1.) It’s not wise to think of any borrowing from poles as producing centrism.
This is to say, there are two ways to make magenta: you can arrange blue and red on a spectrum and ping the middle, or you can have a pot of red and a pot of blue and scoop out what you want from each and mix them. This will give you really different political results. You can have, for instance, someone who advocates for essentially socialist answers to economic problems and social problems, meaning that while they agree with conservatives on what social problems are (e.g. broken families, abortion, fractured communities, high incarceration) they don’t agree whatsoever on how to address them. Now, there are some who wouldn’t see those things as social problems at all (probably with the exception of high incarceration rates) which means that there are some grounds for saying that recognizing them as such is a ‘red’ tendency. But the actual praxis is ‘blue’ all the way. So such a person would be ‘magenta’, yes — but not remotely centrist.
2.) American ‘blue’ and American ‘red’ are not the only ideological poles out there.
For one, they’re reversed. American ‘red’ is conservative, while American ‘blue’ is understood as progressive — elsewhere in the world, red is associated with socialism, and blue with conservatism. In America, ‘red’ goes with Republican and ‘blue’ with Democrat — but of course, if you find yourself halfway between a Republican and Democrat, you’re a conservative.
I say this because American politics, while ‘polarized’, don’t have the same spread as politics elsewhere in the world. We don’t have, for instance, a communist party that gets an honest hearing, we don’t have a Christian socialist party, we don’t even have an (openly) fascist party — probably fortunate, on that latter count. The point is that there are some very basic political priorities that Republicans and Democrats don’t really dispute whatsoever; you don’t hear either party seriously campaigning for, say, single-payer healthcare, universal basic income, mandatory paid state maternity leave, etc. They tend to agree that most security should come through the market, that there should be recourse for those who ‘fall through the cracks’, and that part of America’s exceptionalism is tied up in that market preference. Say what you will about all that, but it does mean there are some people who don’t actually find an ideological home in either party.
So, yes: you can note that American politics are highly polarized (with a number of people being politically ‘homeless’ in that they’d like a little from each party) while also noting that the poles are actually pretty close together, and that there are a lot of people who are either further to the right than Republicans (libertarians et al) or further to the left than the Democrats (I think they call us emoprogs.) The point being that being magenta shouldn’t position you between Republicans and Democrats necessarily; I don’t think most political climates would recognize such a position as ‘magenta’ as much as a very cool-toned red, in the American language of political colors.

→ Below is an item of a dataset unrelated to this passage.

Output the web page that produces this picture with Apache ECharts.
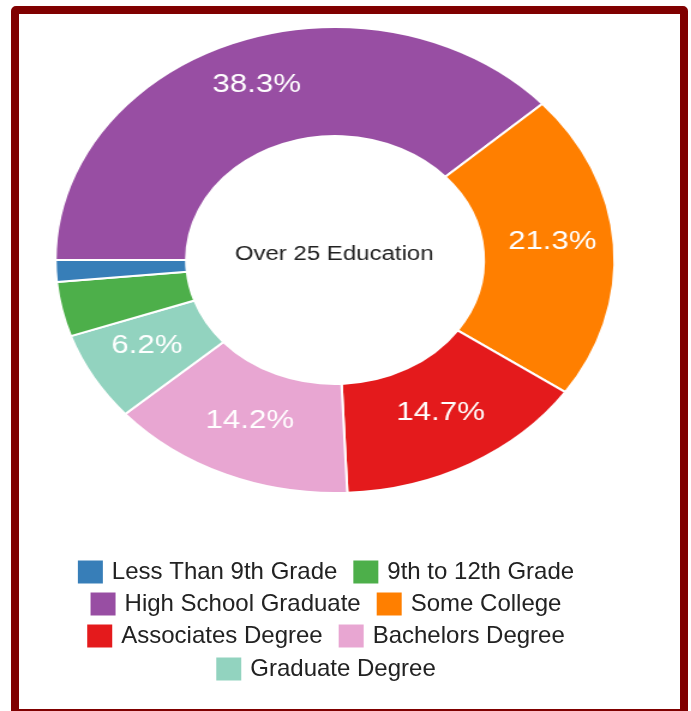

3.) Let’s not get too attached to the center just because it’s moderate.
There’s a kind of Aristotelian tendency in American politics and public discourse to suppose the moderate option is the best. For this reason you have a tradition in American politics of people trying to claim rightness simply by positioning themselves sensibly between what appear to be two extremes.
This is one of the many things that drives me up the wall about Christian political theologian Reinhold Niebuhr, for example. Niebuhr often wants to claim he’s neither an idealist who believes the state can solve everything and inculcate all goodness into all people solving all spiritual and material problems; nor a dreary pessimist who believes the state can solve nothing and inculcate no goodness into anyone and never solve any spiritual or material problems ever. This latter pessimistic position he attributes to St. Augustine. His reading of Augustine here is very wrong. (I wrote my master’s thesis on this, and it’s still kinda stuck in my craw.) But you can see in Niebuhr making his case why he wants to appear moderate, and why this leads to a terrible misrepresentation of Augustine.
He wants to appear moderate, in short, because he wants to tap into that American tendency to see the middle way as prima facie sensible. It’s a good strategy to make people huffy and embarrassed about refusing to hear you out. But it’s also sometimes pure rhetoric: many of Niebuhr’s political positions were and remain rather far to the left, regardless of what he may have wanted to do in order to make them seem politically palatable. This desire to depict himself as wholly moderate requires him to paint up a couple of poles to sit between. This means he wound up either intentionally or unintentionally reading Augustine’s political theology incorrectly. And what a shame: if he had been willing to see him as more an ally than the dude standing there with a sign reading “Niebuhr Is Not This Bad” he would’ve actually found an interesting traditional precedent for some of his own politics. So his political pragmatism damages his theological credibility.
And this is equally what’s frustrating about, say, the popularity of Jon Stewartish politics, which simultaneously poxes both their houses and suggests that despite the utter stupidity of both parties, what comes between them must be right. It would seem rather that if you have two horrible options, the mid-way option smack in the center of them stands a decent chance of just being a mixture of two types of horrible. But the really irritating thing about the smugness of the center is that it suggests wherever it locates its poles there must be extremity, when in reality that just isn’t necessarily the case. This has the effect of needlessly narrowing people’s political horizons, and convincing them when they do encounter something that falls outside the poles of the politics they’re used to, they must’ve encountered something extremely extreme and thus extremely nonserious and obviously insane.
So in closing — magenta, yes. Centrist, not at all. Defined by the polarity of American partisan politics? Not even close. I know, I know: go ahead, throw your vote away. You got me, Kodos and Kang.
Note: I know this is a light-hearted post on what is for many a very solemn and somber day. If you or yours are suffering on this very sad anniversary, please know that I hope peace and healing find you wherever you are.